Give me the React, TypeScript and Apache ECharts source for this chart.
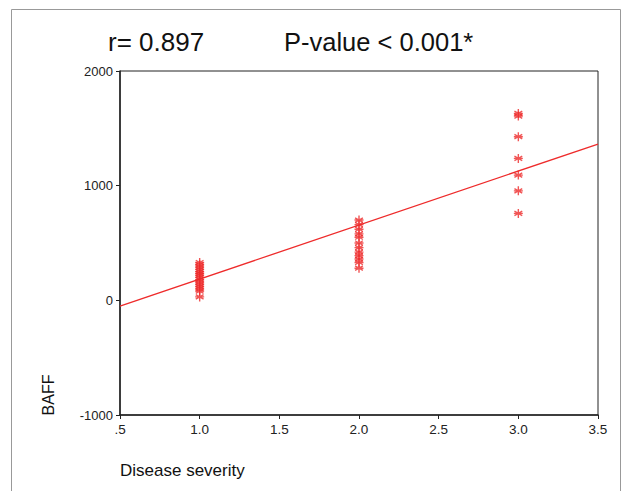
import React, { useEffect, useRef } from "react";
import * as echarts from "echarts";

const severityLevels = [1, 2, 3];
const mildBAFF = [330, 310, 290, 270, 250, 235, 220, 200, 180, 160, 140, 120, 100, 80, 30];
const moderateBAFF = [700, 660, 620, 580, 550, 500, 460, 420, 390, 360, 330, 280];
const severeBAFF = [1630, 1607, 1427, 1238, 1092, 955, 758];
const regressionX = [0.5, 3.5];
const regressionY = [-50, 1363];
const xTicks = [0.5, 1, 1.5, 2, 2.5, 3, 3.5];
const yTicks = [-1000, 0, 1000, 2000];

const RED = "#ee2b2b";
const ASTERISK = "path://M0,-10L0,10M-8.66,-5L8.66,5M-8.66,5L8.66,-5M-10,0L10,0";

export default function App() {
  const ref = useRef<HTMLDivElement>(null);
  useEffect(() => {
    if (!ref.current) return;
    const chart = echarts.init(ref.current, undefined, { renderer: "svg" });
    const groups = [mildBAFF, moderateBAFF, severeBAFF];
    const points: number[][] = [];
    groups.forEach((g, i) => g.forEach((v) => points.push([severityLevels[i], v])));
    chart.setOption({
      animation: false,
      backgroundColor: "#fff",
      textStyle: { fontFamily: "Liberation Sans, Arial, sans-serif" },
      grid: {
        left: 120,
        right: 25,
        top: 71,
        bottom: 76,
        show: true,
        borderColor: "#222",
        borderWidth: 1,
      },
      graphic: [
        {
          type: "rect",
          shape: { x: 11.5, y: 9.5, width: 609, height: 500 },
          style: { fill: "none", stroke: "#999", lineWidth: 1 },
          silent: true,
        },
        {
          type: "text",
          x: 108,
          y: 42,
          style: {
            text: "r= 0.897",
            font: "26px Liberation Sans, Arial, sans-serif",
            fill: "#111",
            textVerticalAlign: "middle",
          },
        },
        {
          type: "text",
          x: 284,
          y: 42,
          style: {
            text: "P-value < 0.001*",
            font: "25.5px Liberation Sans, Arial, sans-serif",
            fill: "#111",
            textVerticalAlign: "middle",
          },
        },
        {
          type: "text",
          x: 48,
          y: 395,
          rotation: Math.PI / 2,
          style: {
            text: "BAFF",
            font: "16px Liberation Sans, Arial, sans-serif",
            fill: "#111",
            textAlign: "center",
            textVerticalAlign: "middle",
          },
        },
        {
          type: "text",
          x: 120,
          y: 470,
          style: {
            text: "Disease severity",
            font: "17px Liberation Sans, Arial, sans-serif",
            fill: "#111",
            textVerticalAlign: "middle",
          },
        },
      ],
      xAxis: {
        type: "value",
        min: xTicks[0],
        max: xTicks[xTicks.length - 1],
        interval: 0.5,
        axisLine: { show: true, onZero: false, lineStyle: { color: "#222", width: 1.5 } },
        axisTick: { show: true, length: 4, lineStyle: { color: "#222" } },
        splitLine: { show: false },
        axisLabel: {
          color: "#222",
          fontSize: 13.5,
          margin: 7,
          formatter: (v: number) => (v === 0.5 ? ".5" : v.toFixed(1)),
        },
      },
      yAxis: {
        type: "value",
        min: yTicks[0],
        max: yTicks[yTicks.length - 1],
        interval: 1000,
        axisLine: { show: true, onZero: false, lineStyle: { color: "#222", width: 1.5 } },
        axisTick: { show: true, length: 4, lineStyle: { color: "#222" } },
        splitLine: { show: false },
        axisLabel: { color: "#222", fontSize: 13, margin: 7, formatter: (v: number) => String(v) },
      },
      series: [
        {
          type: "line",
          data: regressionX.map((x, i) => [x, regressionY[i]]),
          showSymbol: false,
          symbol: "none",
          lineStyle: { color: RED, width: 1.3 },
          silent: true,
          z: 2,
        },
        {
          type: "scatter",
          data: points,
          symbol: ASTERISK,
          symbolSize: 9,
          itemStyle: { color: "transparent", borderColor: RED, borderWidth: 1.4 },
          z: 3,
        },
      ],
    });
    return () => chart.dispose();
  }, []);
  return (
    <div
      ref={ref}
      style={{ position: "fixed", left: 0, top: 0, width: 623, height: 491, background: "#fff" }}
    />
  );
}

---*---

_Exercise objective_
Pictures are excluded: retype only the lines from the beginning of the listing above through the line with "import * as", both included.

_Response_
Give me the React, TypeScript and Apache ECharts source for this chart.
import React, { useEffect, useRef } from "react";
import * as echarts from "echarts";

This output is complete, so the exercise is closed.